A internet e a tecnologia móvel revolucionaram o acesso à informação e os dicionários online passaram a oferecer acesso instantâneo e pesquisável a vastas bases de dados de palavras e expressões idiomáticas. Esta conveniência, combinada com funcionalidades como pronúncias áudio e atualizações em tempo real, tornou-os muito mais apelativos do que os seus equivalentes físicos: os dicionários digitais podem ser acedidos a partir de qualquer lugar com uma ligação à internet, o que os torna incrivelmente convenientes para os utilizadores. As funções de pesquisa rápida também poupam tempo, permitindo aos utilizadores encontrar definições e sinónimos instantaneamente. Ainda podem ser atualizados regularmente para incluir novas palavras e definições em constante evolução, e as pronúncias áudio, exemplos de utilização e até funcionalidades de tradução melhoram a experiência de aprendizagem.

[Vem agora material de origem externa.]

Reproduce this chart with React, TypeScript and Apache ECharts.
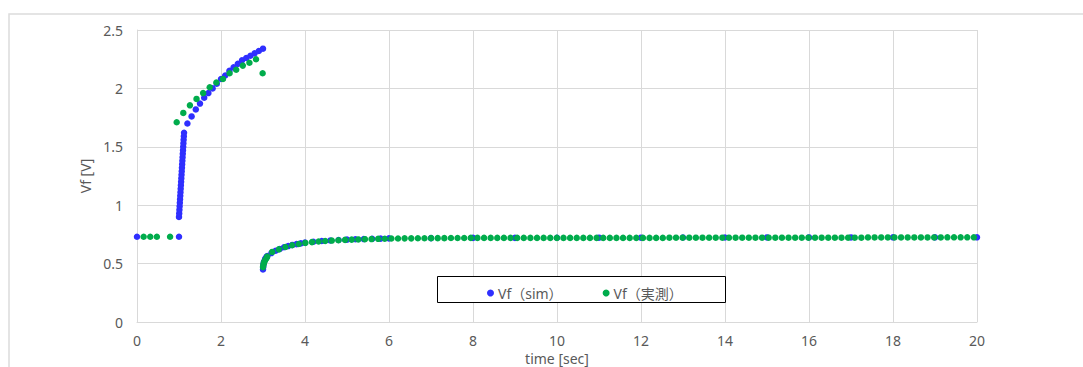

Em contextos educativos, os dicionários digitais tornaram-se ferramentas essenciais. Apoiam a aprendizagem de línguas com funcionalidades interativas que envolvem quem aprende de forma mais eficaz do que os dicionários impressos tradicionais. Ademais, os leitores eletrónicos e as aplicações educativas incluem muitas vezes dicionários incorporados, integrando ainda mais as referências digitais na utilização diária.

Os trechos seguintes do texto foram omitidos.